* _Work required_
Count every line below that contains "page", then state the total with no other output.

=== Information shown ===

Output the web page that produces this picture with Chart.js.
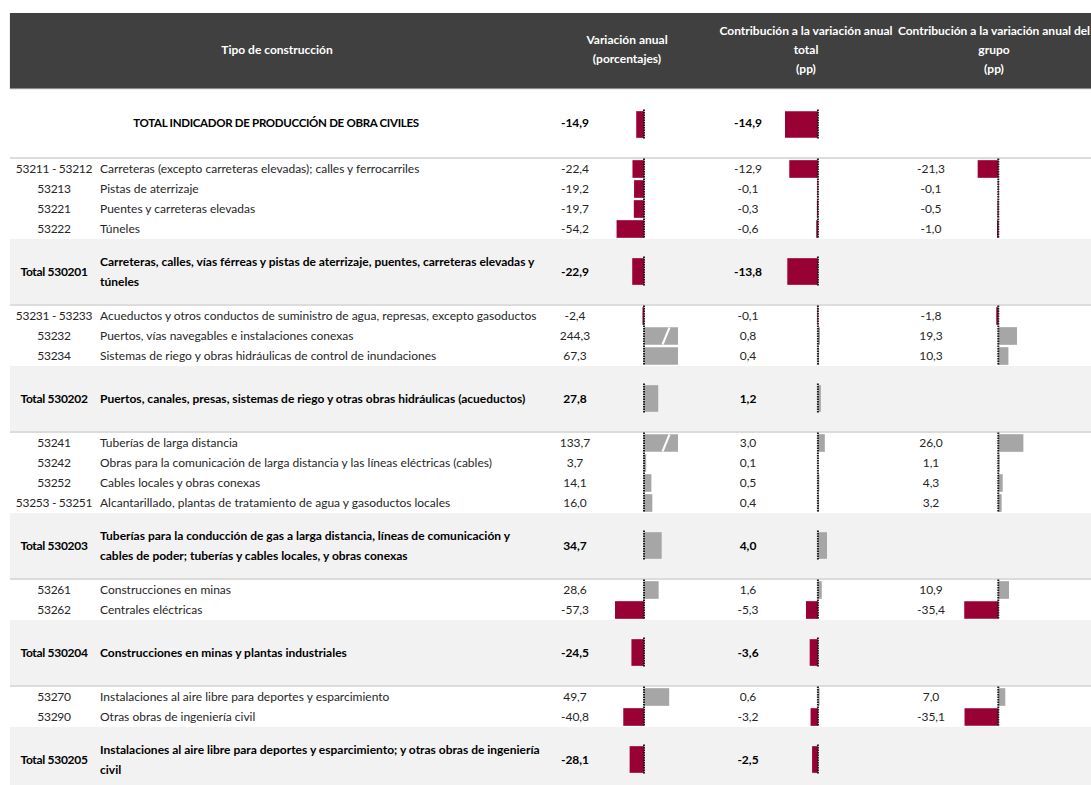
<!DOCTYPE html>
<html>
<head>
<meta charset="utf-8">
<script src="https://cdn.jsdelivr.net/npm/chart.js@4.4.1/dist/chart.umd.min.js"></script>
<style>
  body { margin: 0; background: #fff; font-family: Lato, "Noto Sans", sans-serif; }
  #page { position: relative; width: 1091px; height: 785px; overflow: hidden; }
  .abs { position: absolute; }
  .hdr { left: 10px; top: 13px; width: 1081px; height: 75px; background: #404040; box-shadow: 0 1px 1px #8c8c8c; }
  .htxt { color: #fff; font-weight: bold; font-size: 12px; line-height: 19px; white-space: nowrap; transform: translate(-50%, -50%); }
  .band { left: 10px; width: 1081px; background: #f2f2f2; }
  .sep { left: 10px; width: 1081px; height: 2px; background: #dcdcdc; }
  .cell { font-size: 12px; color: #262626; line-height: 20px; white-space: pre; display: flex; align-items: center; }
  .center { justify-content: center; text-align: center; }
  .bold { font-weight: bold; color: #000; }
  .grand { font-size: 11.5px; letter-spacing: -0.3px; }
  .code { letter-spacing: -0.3px; }
  canvas { position: absolute; }
</style>
</head>
<body>
<div id="page"></div>
<script>
// rows in display order; first row is the grand total, "Total ..." rows are group totals
const codes = [
  '', '53211 - 53212', '53213', '53221', '53222', 'Total 530201',
  '53231 - 53233', '53232', '53234', 'Total 530202',
  '53241', '53242', '53252', '53253 - 53251', 'Total 530203',
  '53261', '53262', 'Total 530204',
  '53270', '53290', 'Total 530205'
]
const labels = [
  'TOTAL INDICADOR DE PRODUCCIÓN DE OBRA CIVILES',
  'Carreteras (excepto carreteras elevadas); calles y ferrocarriles',
  'Pistas de aterrizaje',
  'Puentes y carreteras elevadas',
  'Túneles',
  'Carreteras, calles, vías férreas y pistas de aterrizaje, puentes, carreteras elevadas y\ntúneles',
  'Acueductos y otros conductos de suministro de agua, represas, excepto gasoductos',
  'Puertos, vías navegables e instalaciones conexas',
  'Sistemas de riego y obras hidráulicas de control de inundaciones',
  'Puertos, canales, presas, sistemas de riego y otras obras hidráulicas (acueductos)',
  'Tuberías de larga distancia',
  'Obras para la comunicación de larga distancia y las líneas eléctricas (cables)',
  'Cables locales y obras conexas',
  'Alcantarillado, plantas de tratamiento de agua y gasoductos locales',
  'Tuberías para la conducción de gas a larga distancia, líneas de comunicación y\ncables de poder; tuberías y cables locales, y obras conexas',
  'Construcciones en minas',
  'Centrales eléctricas',
  'Construcciones en minas y plantas industriales',
  'Instalaciones al aire libre para deportes y esparcimiento',
  'Otras obras de ingeniería civil',
  'Instalaciones al aire libre para deportes y esparcimiento; y otras obras de ingeniería\ncivil'
]
const variacionAnual = [-14.9, -22.4, -19.2, -19.7, -54.2, -22.9, -2.4, 244.3, 67.3, 27.8,
  133.7, 3.7, 14.1, 16.0, 34.7, 28.6, -57.3, -24.5, 49.7, -40.8, -28.1]
const contribTotal = [-14.9, -12.9, -0.1, -0.3, -0.6, -13.8, -0.1, 0.8, 0.4, 1.2,
  3.0, 0.1, 0.5, 0.4, 4.0, 1.6, -5.3, -3.6, 0.6, -3.2, -2.5]
const contribGrupo = [null, -21.3, -0.1, -0.5, -1.0, null, -1.8, 19.3, 10.3, null,
  26.0, 1.1, 4.3, 3.2, null, 10.9, -35.4, null, 7.0, -35.1, null]

const headers = [
  { lines: ['Tipo de construcción'], x: 277, y: 49 },
  { lines: ['Variación anual', '(porcentajes)'], x: 627, y: 49 },
  { lines: ['Contribución a la variación anual', 'total', '(pp)'], x: 806, y: 49 },
  { lines: ['Contribución a la variación anual del', 'grupo', '(pp)'], x: 994, y: 49 }
]

const NEG = '#990033'
const POS = '#a6a6a6'
const page = document.getElementById('page')

function el(cls, css, text) {
  const d = document.createElement('div')
  d.className = 'abs ' + cls
  Object.assign(d.style, css)
  if (text !== undefined) d.textContent = text
  page.appendChild(d)
  return d
}
const fmt = v => v.toFixed(1).replace('.', ',')

// row layout
const rows = []
let y = 159
codes.forEach((c, i) => {
  if (i === 0) { rows.push({ kind: 'grand', top: 90, h: 66 }); return }
  if (c.startsWith('Total')) { rows.push({ kind: 'total', top: y, h: 65 }); y += 67 }
  else { rows.push({ kind: 'item', top: y, h: 20 }); y += 20 }
})
rows.forEach(r => r.center = r.top + r.h / 2)
rows[0].center = 124.5

// backgrounds
el('hdr', {})
headers.forEach(h => {
  el('htxt', { left: h.x + 'px', top: h.y + 'px', textAlign: 'center' }).innerHTML = h.lines.join('<br>')
})
el('sep', { top: '157px' })
rows.forEach(r => {
  if (r.kind === 'total') {
    el('band', { top: r.top + 'px', height: r.h + 'px' })
    el('sep', { top: (r.top + r.h) + 'px' })
  }
})

// texts
const valueCols = [
  { values: variacionAnual, cx: 575 },
  { values: contribTotal, cx: 748 },
  { values: contribGrupo, cx: 931 }
]
rows.forEach((r, i) => {
  const bold = r.kind !== 'item' ? ' bold' : ''
  const pos = { top: r.top + 'px', height: r.h + 'px' }
  if (r.kind === 'grand') {
    el('cell center grand' + bold, { ...pos, left: '10px', width: '532px' }, labels[i])
  } else {
    el('cell center code' + bold, { ...pos, left: '10px', width: '88px' }, codes[i])
    el('cell' + bold, { ...pos, left: '100px', width: '450px' }, labels[i])
  }
  valueCols.forEach(col => {
    const v = col.values[i]
    if (v === null) return
    el('cell center' + bold, { ...pos, left: (col.cx - 40) + 'px', width: '80px' }, fmt(v))
  })
})

// blocks of consecutive rows sharing one zero line
const blocks = []
rows.forEach((r, i) => {
  const last = blocks[blocks.length - 1]
  if (r.kind === 'item' && last && rows[last[0]].kind === 'item' && last[last.length - 1] === i - 1) last.push(i)
  else blocks.push([i])
})

const CANVAS_TOP = 90
const CANVAS_H = 695

const zeroLine = {
  id: 'zeroLine',
  afterDatasetsDraw(chart, args, opts) {
    const { ctx, scales } = chart
    const area = chart.chartArea
    // broken bars (value beyond the axis)
    chart.data.datasets.forEach((ds, di) => {
      chart.getDatasetMeta(di).data.forEach((bar, j) => {
        if (ds.data[j].x <= scales.x.max) return
        const cx = area.right - 12
        const h = bar.height
        ctx.save()
        ctx.strokeStyle = '#fff'
        ctx.lineWidth = 2
        ctx.beginPath()
        ctx.moveTo(cx - 3.5, bar.y + h / 2)
        ctx.lineTo(cx + 3.5, bar.y - h / 2)
        ctx.stroke()
        ctx.restore()
      })
    })
    const x0 = scales.x.getPixelForValue(0)
    ctx.save()
    ctx.strokeStyle = '#1e1e1e'
    ctx.lineWidth = 2
    ctx.setLineDash([1.5, 1])
    opts.blocks.forEach(b => {
      const first = rows[b[0]], last = rows[b[b.length - 1]]
      const t1 = first.kind === 'item' ? 17 : 26
      const top = scales.y.getPixelForValue(first.center - CANVAS_TOP) - t1 / 2 - 2
      const bot = scales.y.getPixelForValue(last.center - CANVAS_TOP) + t1 / 2 + 1
      ctx.beginPath()
      ctx.moveTo(x0, top)
      ctx.lineTo(x0, bot)
      ctx.stroke()
    })
    ctx.restore()
  }
}

function drawBars(values, left, width, min, max) {
  const canvas = document.createElement('canvas')
  canvas.width = width
  canvas.height = CANVAS_H
  canvas.style.left = left + 'px'
  canvas.style.top = CANVAS_TOP + 'px'
  canvas.style.width = width + 'px'
  canvas.style.height = CANVAS_H + 'px'
  page.appendChild(canvas)

  const pts = kind => rows.map((r, i) => ({ r, i }))
    .filter(o => (kind === 'item' ? o.r.kind === 'item' : o.r.kind !== 'item') && values[o.i] !== null)
    .map(o => ({ x: values[o.i], y: o.r.center - CANVAS_TOP }))
  const color = c => (c.raw && c.raw.x < 0 ? NEG : POS)

  const myBlocks = blocks.filter(b => b.some(i => values[i] !== null))

  new Chart(canvas.getContext('2d'), {
    type: 'bar',
    data: {
      datasets: [
        { data: pts('item'), barThickness: 17, backgroundColor: color, stack: 'rows', clip: 0 },
        { data: pts('total'), barThickness: 26, backgroundColor: color, stack: 'rows', clip: 0 }
      ]
    },
    options: {
      indexAxis: 'y',
      responsive: false,
      maintainAspectRatio: false,
      devicePixelRatio: 1,
      animation: false,
      layout: { padding: 0 },
      scales: {
        x: { type: 'linear', min: min, max: max, display: false, offset: false },
        y: { type: 'linear', min: 0, max: CANVAS_H, reverse: true, display: false, offset: false, grid: { offset: false } }
      },
      plugins: {
        legend: { display: false },
        tooltip: { enabled: false },
        zeroLine: { blocks: myBlocks }
      }
    },
    plugins: [zeroLine]
  })
}

drawBars(variacionAnual, 615, 63, -58, 68)
drawBars(contribTotal, 785, 43, -15, 4.6)
drawBars(contribGrupo, 964, 60, -36, 27)
</script>
</body>
</html>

===

* _Answer to this exercise_
6